The article was published in the journal National Science Review.
The study describes how the growth in resource use, land-use change, emissions and pollution has made humanity the dominant driver of change in most of the Earth's natural systems and these changes are having drastic effects on humans with serious and costly consequences.
The authors say that current estimates of the impact of climate change do not connect human variables like demographics, economic growth, inequality, economic growth and migration, with planetry changes. That makes all the current models miss the important feedbacks in real Earth-human system, especially those that may result in unexpected outcomes.
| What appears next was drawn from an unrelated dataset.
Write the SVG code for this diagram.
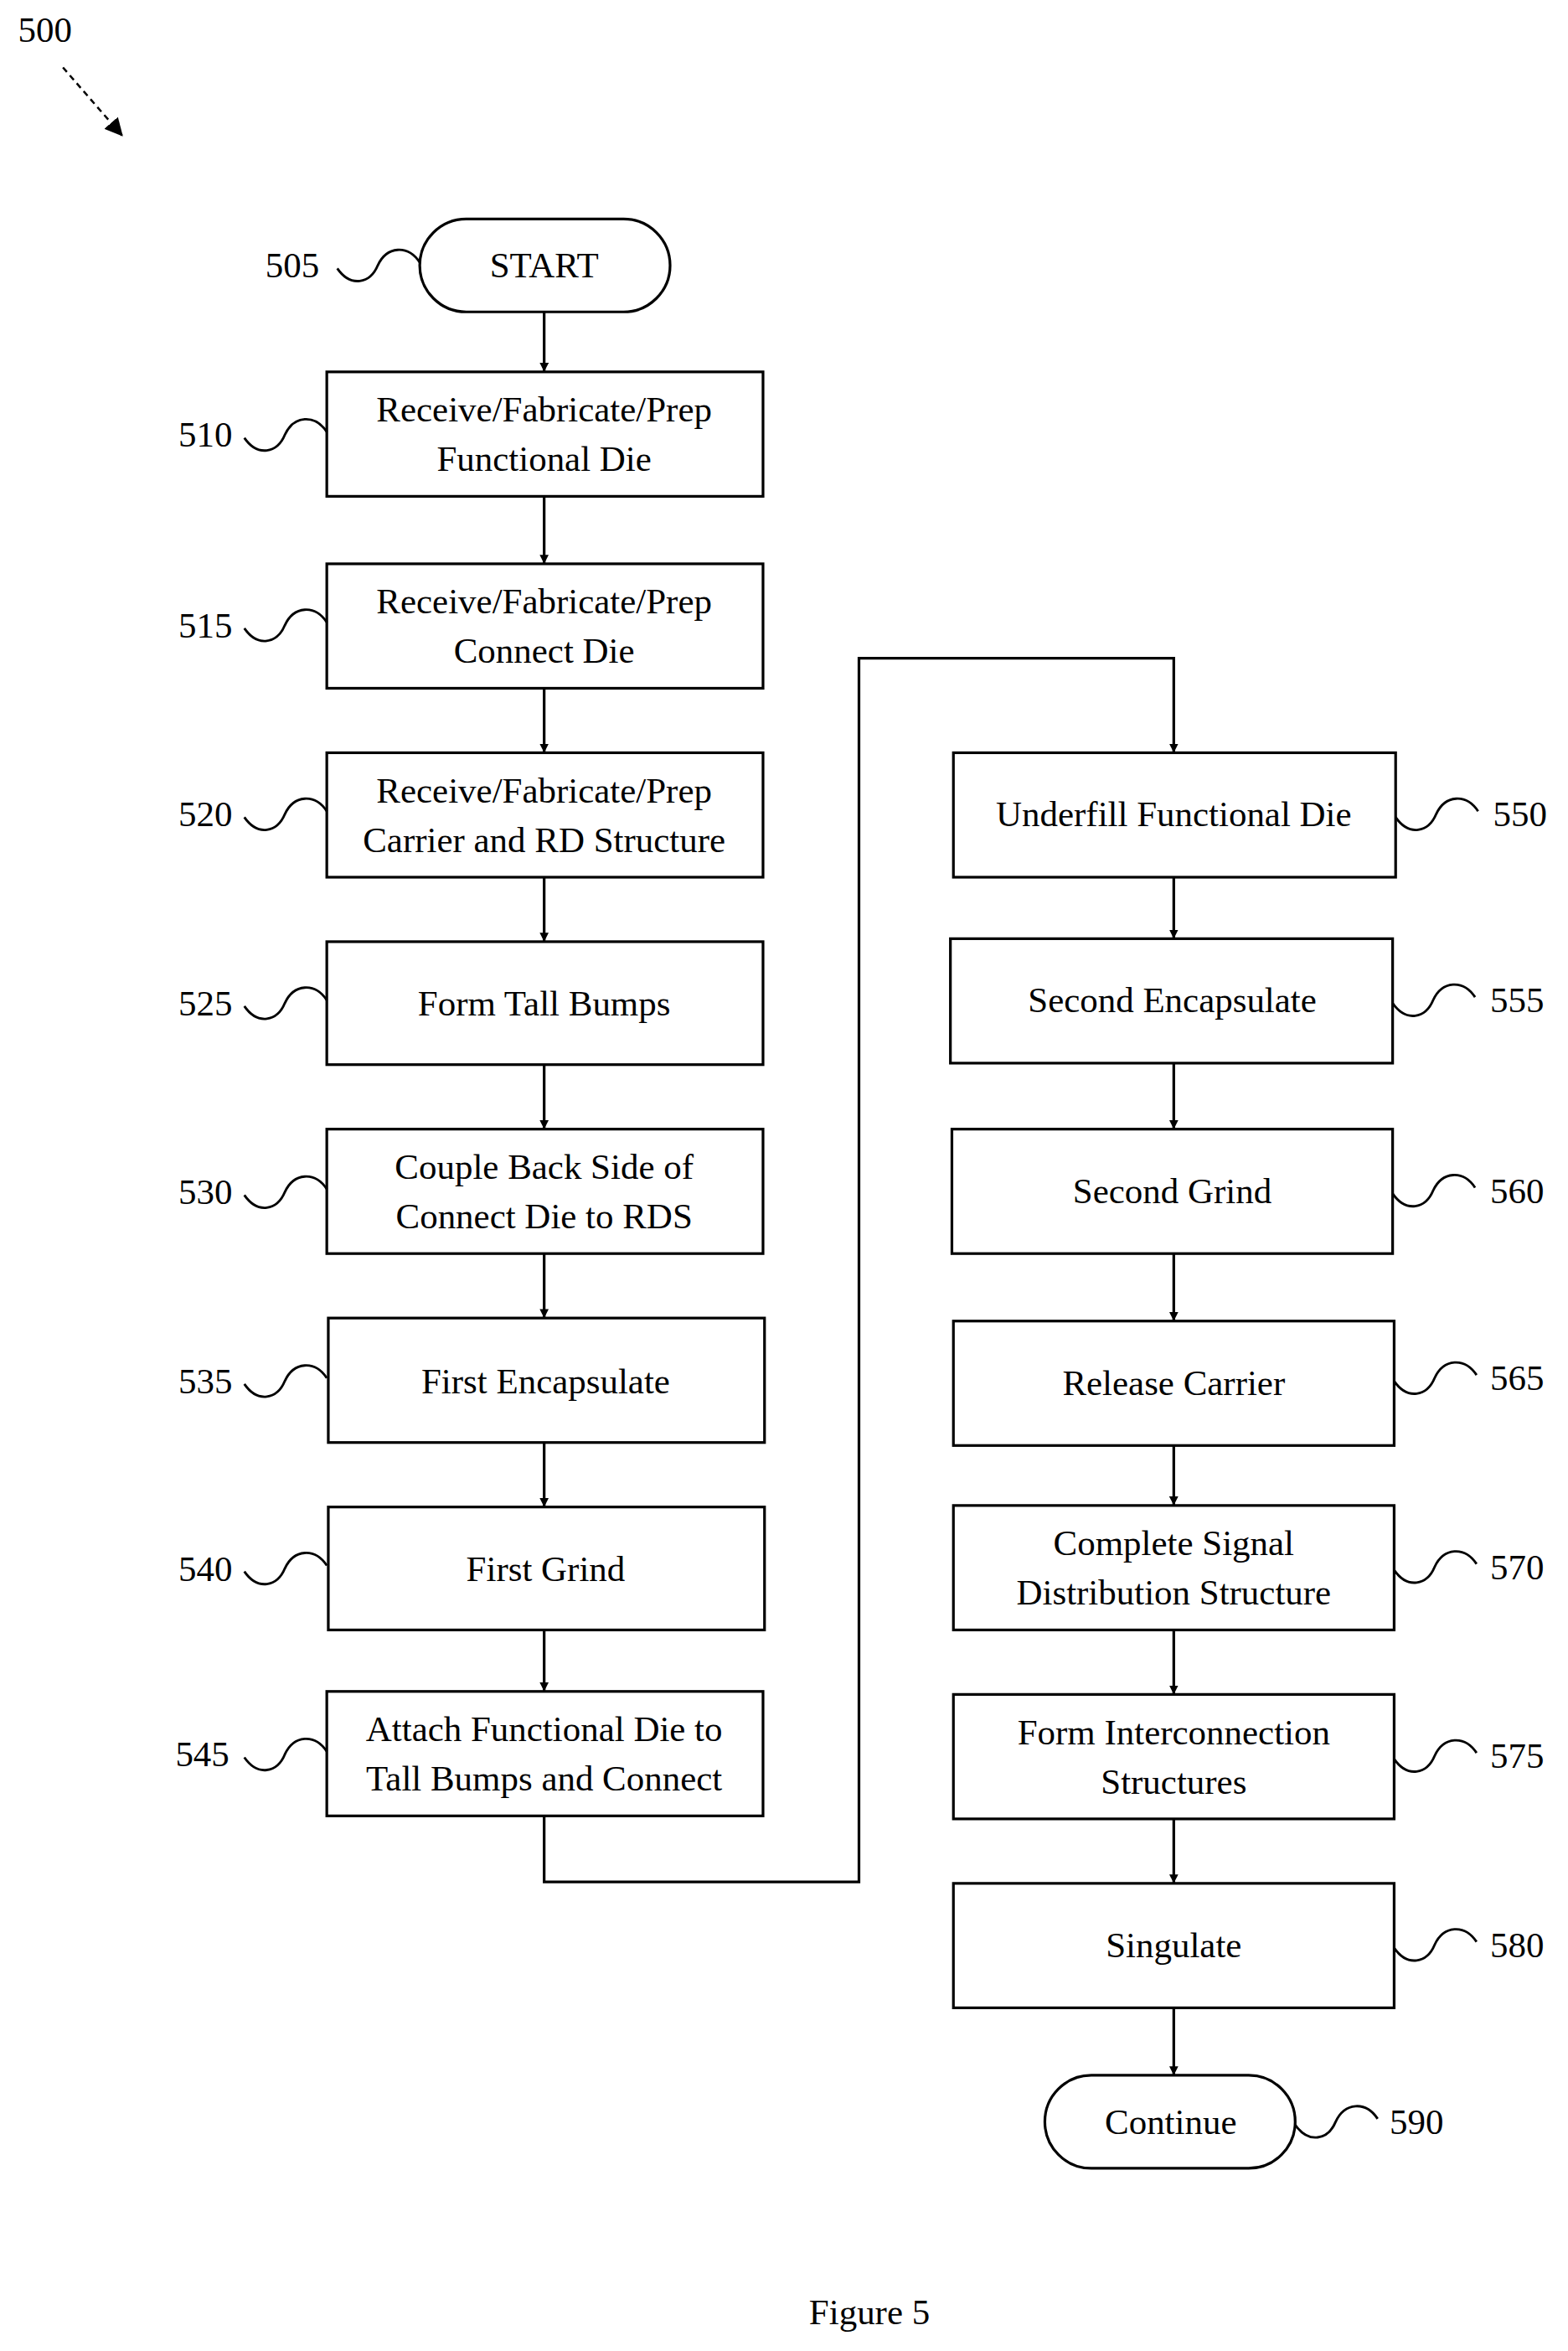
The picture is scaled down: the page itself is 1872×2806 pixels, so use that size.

Furthermore, the authors argue that some of the existing models are unreliable. The United Nations projections of a relatively stable population for the whole of the developed world depend, on dramatic and highly unlikely declines projected in a few key countries. For example, Japan must decline by 34%, Germany by 31% and Russia by about 30% for the projected stability in total developed country population to be born out. 12 countries in addition, often highlighted for their low birth rates, like Italy and Spain, are not projected to decline by even 1% for decades.
"Current models are likely to miss critical feedback in the combined Earth-Human system. It would be like trying to predict El Niño with a sophisticated atmospheric model but with the Sea Surface Temperatures taken from external, independent projections by, for example, the United Nations. Without including the real feedbacks, predictions for coupled systems cannot work; the model can get away from reality very quickly," said co-author Eugenia Kalnay, professor of Atmospheric and Oceanic Science at University of Maryland.
In this new research, the authors present extensive evidence of the need for a new type of model that incorporates the feedbacks that the earth system has on humans, and propose a framework for future modeling that would serve as a more realistic guide for policymaking and sustainable development.